How to deal with Anxiety

It hurts to see you suffering!!!

When a loved one suffers from anxiety it can be really difficult for those around them to know what they can do to help to provide support. This can leave us asking ourselves questions like what can I do or say? How should I act?

This can be a really confusing, frighten and frustrating place to be and can leave us feeling helpless. It can be truly heartbreaking when we see someone we love suffer and not know what we can do to help them through this or take these experiences away. And we can really struggle to understand their feelings when we have not experienced anxiety ourselves.

Anxiety can impact our relationships greatly and whilst we want to support our loved ones we can be at a loss as to how we can help them. Sometimes we begin to manage day to day tasks like house hold chores but can find it emotionally challenging to know how to address our loved ones anxiety and how we can provide them with emotional support.

Today I would like to offer some tips which may help people to offer care and support to those who are suffering from anxiety.

1. Be patient: Be patient with yourself and your loved one. Talk to them and ask how they feel you can help to offer support. Remember anxiety on a day to day basis is different from nervousness of having an exam or going on a first date that is something which most of us would experience. It can be hard for those who that haven’t experienced anxiety to really understand what its like to struggle with anxiety ongoing. Let your loved one know that whilst you have not experienced anxiety yourself , you are doing your best understand how they are feelings. This shows you are being supportive.

2. Educate yourself: Try to read up on anxiety, when we educate ourselves by listening to our loved ones and reading up on anxiety then we can begin to find ways to offer more support. Most importantly listen, listen, listen, and try to hear and really understand as best as you can how this anxiety is making your loved one feel. Actively listening to your loved one can be really useful and active listening in not a skill we are generally trained to do in our day to day life. This can be researched online. Listening to your loved ones and really trying to understand their experiences and feelings can really shows them that you are trying to offer all them support.

3.Be supportive when things get negative: There may be times when the actions of a loved one who is suffering with anxiety can put a lot of pressure on relationships. Try to understand that if your loved one is feeling irritable they may not be able to help this feeling in the moment. This is a time when even more understanding is needed. Reassure your loved one that you are not going to abandon them. There may be times when a loved one cannot attend events because of their anxiety. They may already be beating themselves up about this with their inner critic and feeling they have ruined the night so be patient and reassure them.

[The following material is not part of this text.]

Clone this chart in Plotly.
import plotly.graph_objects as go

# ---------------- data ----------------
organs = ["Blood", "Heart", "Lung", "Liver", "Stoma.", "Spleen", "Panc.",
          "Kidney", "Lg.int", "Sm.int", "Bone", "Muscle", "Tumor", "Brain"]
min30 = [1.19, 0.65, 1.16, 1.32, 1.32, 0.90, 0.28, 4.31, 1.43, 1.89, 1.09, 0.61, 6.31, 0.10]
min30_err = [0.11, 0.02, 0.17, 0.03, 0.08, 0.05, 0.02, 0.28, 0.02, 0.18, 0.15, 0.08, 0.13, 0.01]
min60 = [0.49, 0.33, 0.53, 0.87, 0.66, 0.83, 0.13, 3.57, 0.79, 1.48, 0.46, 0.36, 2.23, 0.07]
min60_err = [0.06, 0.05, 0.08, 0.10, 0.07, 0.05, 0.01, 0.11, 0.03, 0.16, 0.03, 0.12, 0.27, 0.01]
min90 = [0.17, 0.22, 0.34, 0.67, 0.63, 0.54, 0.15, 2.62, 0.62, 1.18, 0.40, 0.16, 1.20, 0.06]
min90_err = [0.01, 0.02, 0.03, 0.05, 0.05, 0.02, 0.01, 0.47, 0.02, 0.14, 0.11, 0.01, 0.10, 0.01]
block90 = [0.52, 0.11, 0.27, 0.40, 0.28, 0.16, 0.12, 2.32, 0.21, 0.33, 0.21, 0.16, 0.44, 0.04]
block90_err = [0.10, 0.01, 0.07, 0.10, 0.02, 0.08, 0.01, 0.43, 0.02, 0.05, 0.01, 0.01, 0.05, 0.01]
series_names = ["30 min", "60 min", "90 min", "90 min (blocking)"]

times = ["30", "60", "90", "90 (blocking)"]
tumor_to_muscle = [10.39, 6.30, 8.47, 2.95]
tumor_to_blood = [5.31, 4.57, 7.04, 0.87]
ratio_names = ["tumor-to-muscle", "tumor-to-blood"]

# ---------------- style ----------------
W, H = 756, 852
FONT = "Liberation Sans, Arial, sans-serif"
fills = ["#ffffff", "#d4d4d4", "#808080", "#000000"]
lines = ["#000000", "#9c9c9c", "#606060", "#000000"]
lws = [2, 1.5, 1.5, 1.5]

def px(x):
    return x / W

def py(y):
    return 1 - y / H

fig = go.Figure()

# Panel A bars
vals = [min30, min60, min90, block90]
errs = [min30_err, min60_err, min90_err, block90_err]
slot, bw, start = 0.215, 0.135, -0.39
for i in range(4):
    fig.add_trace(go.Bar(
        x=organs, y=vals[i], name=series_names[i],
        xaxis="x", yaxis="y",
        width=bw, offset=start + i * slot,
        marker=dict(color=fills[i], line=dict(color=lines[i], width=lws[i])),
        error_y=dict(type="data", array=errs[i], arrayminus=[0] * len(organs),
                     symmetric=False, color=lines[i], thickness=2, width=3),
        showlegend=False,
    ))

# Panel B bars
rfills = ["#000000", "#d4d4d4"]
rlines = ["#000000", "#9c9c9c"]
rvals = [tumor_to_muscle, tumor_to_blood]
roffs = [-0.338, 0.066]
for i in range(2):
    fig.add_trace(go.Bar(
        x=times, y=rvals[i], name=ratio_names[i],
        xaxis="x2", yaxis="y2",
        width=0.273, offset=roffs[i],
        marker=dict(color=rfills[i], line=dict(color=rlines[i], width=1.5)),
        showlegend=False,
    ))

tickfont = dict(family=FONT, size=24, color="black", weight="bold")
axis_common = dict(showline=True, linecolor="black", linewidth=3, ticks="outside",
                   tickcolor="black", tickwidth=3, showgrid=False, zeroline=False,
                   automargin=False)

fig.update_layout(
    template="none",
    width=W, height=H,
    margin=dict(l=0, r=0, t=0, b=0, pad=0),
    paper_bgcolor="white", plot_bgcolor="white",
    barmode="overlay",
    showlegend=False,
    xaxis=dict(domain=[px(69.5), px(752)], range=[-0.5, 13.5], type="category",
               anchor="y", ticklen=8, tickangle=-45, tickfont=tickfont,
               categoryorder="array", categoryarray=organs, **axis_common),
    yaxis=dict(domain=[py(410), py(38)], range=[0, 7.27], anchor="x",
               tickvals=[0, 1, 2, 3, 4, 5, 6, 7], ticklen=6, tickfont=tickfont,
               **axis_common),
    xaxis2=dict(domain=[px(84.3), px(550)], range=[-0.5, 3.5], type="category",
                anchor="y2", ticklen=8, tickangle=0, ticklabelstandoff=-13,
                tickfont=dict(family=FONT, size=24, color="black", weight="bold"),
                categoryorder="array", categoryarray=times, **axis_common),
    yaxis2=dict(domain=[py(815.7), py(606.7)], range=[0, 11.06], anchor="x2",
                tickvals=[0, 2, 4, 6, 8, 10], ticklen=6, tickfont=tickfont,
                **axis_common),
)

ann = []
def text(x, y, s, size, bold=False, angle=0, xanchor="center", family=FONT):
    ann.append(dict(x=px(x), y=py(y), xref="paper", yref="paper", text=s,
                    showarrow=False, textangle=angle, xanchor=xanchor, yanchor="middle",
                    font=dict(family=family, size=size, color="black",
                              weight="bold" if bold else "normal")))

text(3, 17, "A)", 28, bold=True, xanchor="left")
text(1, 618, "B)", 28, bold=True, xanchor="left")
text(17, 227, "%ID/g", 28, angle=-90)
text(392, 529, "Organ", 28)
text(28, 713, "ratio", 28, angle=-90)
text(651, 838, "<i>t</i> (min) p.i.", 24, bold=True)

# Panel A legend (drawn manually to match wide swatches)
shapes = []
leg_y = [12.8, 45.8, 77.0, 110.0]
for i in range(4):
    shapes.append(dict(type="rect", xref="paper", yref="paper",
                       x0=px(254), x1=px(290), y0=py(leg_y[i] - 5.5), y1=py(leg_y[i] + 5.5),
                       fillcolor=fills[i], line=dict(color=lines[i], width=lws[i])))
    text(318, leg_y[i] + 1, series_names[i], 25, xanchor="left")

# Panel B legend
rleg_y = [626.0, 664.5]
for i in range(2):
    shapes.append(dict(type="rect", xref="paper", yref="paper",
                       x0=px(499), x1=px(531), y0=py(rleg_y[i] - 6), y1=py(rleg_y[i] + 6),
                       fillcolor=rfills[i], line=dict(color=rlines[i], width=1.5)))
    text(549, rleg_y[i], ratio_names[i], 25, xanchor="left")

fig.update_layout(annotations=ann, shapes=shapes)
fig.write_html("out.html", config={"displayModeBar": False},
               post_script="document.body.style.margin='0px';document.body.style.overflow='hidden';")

4.If your loved one makes plans and has decided they want to go somewhere or do something let them know that if they are not feeling ok when they get there they can always leave at anytime. Do not put pressure on them to stay or guilt trip them, as often feeling pressure to do something will only heighten their anxiety. Having the choice to leave without feeling pressure can often help.

5.Boundaries: If you have plans and your partner cannot make it due to feelings of anxiety reassure them that you still love them but you would still like to go. On the most part they will not have a problem with you going as you are an individual and have needs too just reassure them it is something you want to do and that it does not mean you care for them any less.

6.Try to be prepared for what to do if your loved one is having a panic attack. Practice relaxed breathing techniques together and progressive muscular relaxation techniques. (These can be found on our anxiety 2 post and video 1 on anxiety). These are tools which can help our loved ones when they are feeling anxious and can be practiced before hand so that we become familiar with them. This enables our loved ones to know they have steps they can put into action when they feel an anxiety attack coming on.

7.Anyone one can do

8.Mind yourself: Self care is of the utmost importance. Take a walk to get some fresh air, meditate, do things that you find fun and make sure you are getting time to relax. We cannot pour from an empty cup, we have to take care of ourselves before we can help others. It is important to take the right steps to avoid emotional burnout. Make sure you also have a good support network.

9.Be there: let you loved one know you are there to listen, that they can call you for a chat or meet you for lunch or a walk in the park. Let them know you want to support them and do not presume you know what they need. Ask them how they feel that you can support them. They may not know the answer but being there and listening actively and empathizing offers support.

When we educate ourselves about our anxiety we can provide support to those we love who are suffering. With the right techniques and support people can take control of their anxiety. There are many types of anxiety by researching them we can find more ways to provide support to our loved ones.

If someone’s anxiety is affecting their quality of life then I would suggest that they contact a mental health professional. I would suggest that you do not ring up a therapist for your loved one if they have not agreed to this as they may feel pressured. It may be best if you ask them how they would feel about speaking to someone and making a call themselves. They need to make the decision to come along. We are always happy to help they would like to give us a call.

People begin to heal when they feel heard.